In order to adjust this parameter on the PC, I implemented the function to send the audio signal recorded by the device to the PC via the COM port. And, I can validate the parameters on Excel. The setting of COM port is Baudrate: 38400 bps, Databit: 8, StopBit: 1 Parity: None, FlowControl: None,. Since the NucleoSTM32F303K8 has a USB port for development, it was not necessary to prepare the hardware for that.
As a result of the adjustment, THRESHOLD_VOLUME_ON was optimized for 40 [dB]. This means that you can recognize the voice from about 300 mm away from the microphone. Since this figure is influenced by the sensitivity of the microphone and the gain of the amplifier circuit,it is expected that the threshold will also be affected by hardware.

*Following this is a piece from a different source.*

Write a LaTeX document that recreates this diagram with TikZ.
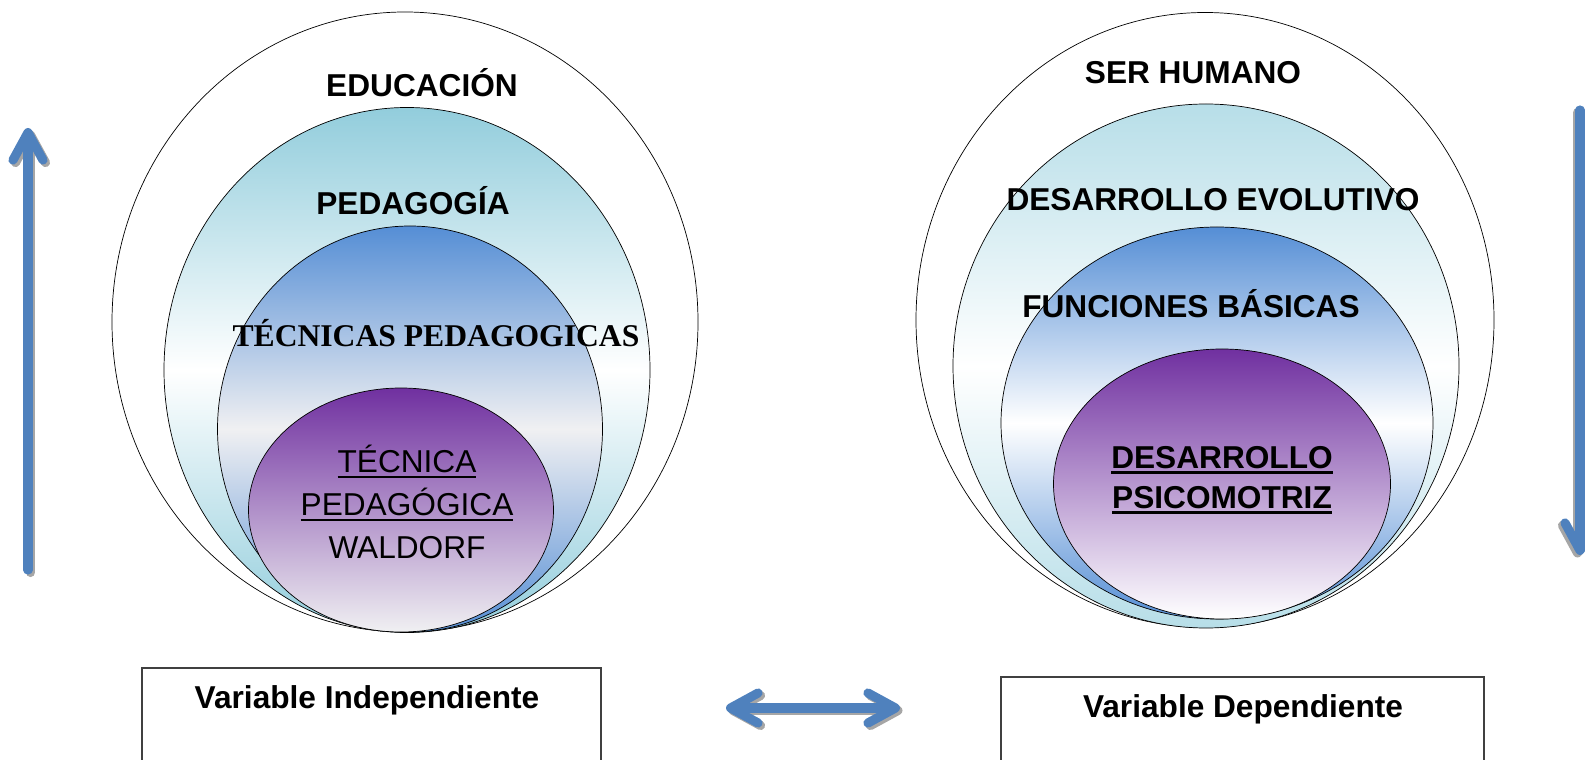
\documentclass[tikz,border=0pt]{standalone}
\usepackage{fontspec}
\setmainfont{Liberation Sans}
\newfontfamily\serifbold{Liberation Serif}
\usetikzlibrary{shapes.geometric,arrows.meta,positioning,calc}
\definecolor{tealdark}{RGB}{146,205,220}
\definecolor{teallight}{RGB}{183,222,232}
\definecolor{bluemid}{RGB}{85,142,213}
\definecolor{purpdeep}{RGB}{112,48,160}
\definecolor{greypale}{RGB}{240,240,242}
\definecolor{arrowblue}{RGB}{79,129,189}
\newcommand{\lblsize}{\fontsize{18}{22}\selectfont}
\newcommand{\ulbar}[1]{\setbox0\hbox{#1}\rlap{\rule[-3.2pt]{\wd0}{1.5pt}}\box0}

\begin{document}
\begin{tikzpicture}
  \tikzstyle{ring}=[ellipse, draw=black, line width=0.4pt, inner sep=0pt]
  \tikzstyle{lbl}=[font=\bfseries\lblsize, inner sep=0pt]
  \tikzstyle{varbox}=[rectangle, draw=black!75, line width=0.6pt, inner sep=0pt]
  \tikzstyle{bigarrow}=[line width=5.2pt, draw=arrowblue, line cap=round]
  \tikzstyle{arrowshade}=[line width=5.2pt, draw=black!35, line cap=round]

  \useasboundingbox (0,0) rectangle (31.70,15.18);
  \clip (0,0) rectangle (31.70,15.18);

  % Variable independiente
  \node[ring, minimum width=11.72cm, minimum height=12.40cm] (educ) at (8.10,8.74) {};
  \node[ring, minimum width=9.72cm, minimum height=10.50cm, top color=tealdark, bottom color=tealdark, middle color=white] (peda) at (8.14,7.78) {};
  \node[ring, minimum width=7.70cm, minimum height=8.12cm, top color=bluemid, bottom color=bluemid, middle color=greypale] (tecs) at (8.20,6.60) {};
  \node[ring, minimum width=6.10cm, minimum height=4.88cm, top color=purpdeep, bottom color=greypale] (wald) at (8.02,4.98) {};

  % Variable dependiente
  \node[ring, minimum width=11.56cm, minimum height=12.30cm] (human) at (24.10,8.78) {};
  \node[ring, minimum width=10.12cm, minimum height=10.48cm, top color=teallight, bottom color=teallight, middle color=white] (evol) at (24.12,7.86) {};
  \node[ring, minimum width=8.64cm, minimum height=7.84cm, top color=bluemid, bottom color=bluemid, middle color=white] (func) at (24.34,6.72) {};
  \node[ring, minimum width=6.74cm, minimum height=5.40cm, top color=purpdeep, bottom color=white] (psico) at (24.44,5.50) {};

  % Etiquetas
  \node[lbl] (leduc) at (8.44,13.52) {EDUCACIÓN};
  \node[lbl] (lpeda) at (8.26,11.16) {PEDAGOGÍA};
  \node[lbl, font=\serifbold\bfseries\lblsize] (ltecs) at (8.72,8.52) {TÉCNICAS PEDAGOGICAS};
  \node[inner sep=0pt, align=center, font=\fontsize{18}{24.4}\selectfont] (lwald) at (8.14,5.14) {\ulbar{TÉCNICA}\\\ulbar{PEDAGÓGICA}\\WALDORF};
  \node[lbl] (lhuman) at (23.86,13.72) {SER HUMANO};
  \node[lbl] (levol) at (24.26,11.18) {DESARROLLO EVOLUTIVO};
  \node[lbl] (lfunc) at (23.82,9.10) {FUNCIONES BÁSICAS};
  \node[lbl, align=center, font=\bfseries\fontsize{18}{22.8}\selectfont] (lpsico) at (24.44,5.58) {\ulbar{DESARROLLO}\\\ulbar{PSICOMOTRIZ}};

  % Cuadros
  \node[varbox, minimum width=9.18cm, minimum height=2.32cm] (indep) at (7.43,0.66) {};
  \node[lbl] (lindep) at (7.34,1.18) {Variable Independiente};
  \node[varbox, minimum width=9.66cm, minimum height=2.14cm] (dep) at (24.85,0.57) {};
  \node[lbl] (ldep) at (24.86,1.00) {Variable Dependiente};

  % Flechas
  \coordinate (up1) at (0.56,3.78);
  \coordinate (up2) at (0.56,12.62);
  \coordinate (dn1) at (31.60,12.98);
  \coordinate (dn2) at (31.60,4.08);
  \coordinate (mid1) at (14.52,1.02);
  \coordinate (mid2) at (18.00,1.02);

  \draw[arrowshade, -{Straight Barb[length=0.55cm,width=0.6cm,round]}] ([shift={(0.05,-0.05)}]up1) -- ([shift={(0.05,-0.05)}]up2);
  \draw[arrowshade, -{Straight Barb[length=0.55cm,width=0.6cm,round]}] ([shift={(-0.05,-0.05)}]dn1) -- ([shift={(-0.05,-0.05)}]dn2);
  \draw[arrowshade, {Straight Barb[length=0.55cm,width=0.6cm,round]}-{Straight Barb[length=0.55cm,width=0.6cm,round]}] ([shift={(0.05,-0.05)}]mid1) -- ([shift={(0.05,-0.05)}]mid2);

  \draw[bigarrow, -{Straight Barb[length=0.55cm,width=0.6cm,round]}] (up1) -- (up2);
  \draw[bigarrow, -{Straight Barb[length=0.55cm,width=0.6cm,round]}] (dn1) -- (dn2);
  \draw[bigarrow, {Straight Barb[length=0.55cm,width=0.6cm,round]}-{Straight Barb[length=0.55cm,width=0.6cm,round]}] (mid1) -- (mid2);
\end{tikzpicture}
\end{document}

THRESHOLD_DETECT_COUNT has become 3100. This is the value which corresponds to about 75% pattern concordance rate.This value is a parameter adjusted by repeating trial and error. However, it is probably expected to be optimal for each user to use. Perhaps it may be better to apply machine learning.
Step 9: Watch the Movie!!
Step 10: Challenges for the Future
The system produced this time has room for some improvements.
Complete hardware (mounting on printed circuit board, creating case)
Algorithm improvement (Accuracy improvement)
Application to the following systems.
- Output infrared signal and turn on the TV.
- As a secure key to open and close the door.
- etc ...
I would be pleased if you give me advice and opinions about this system.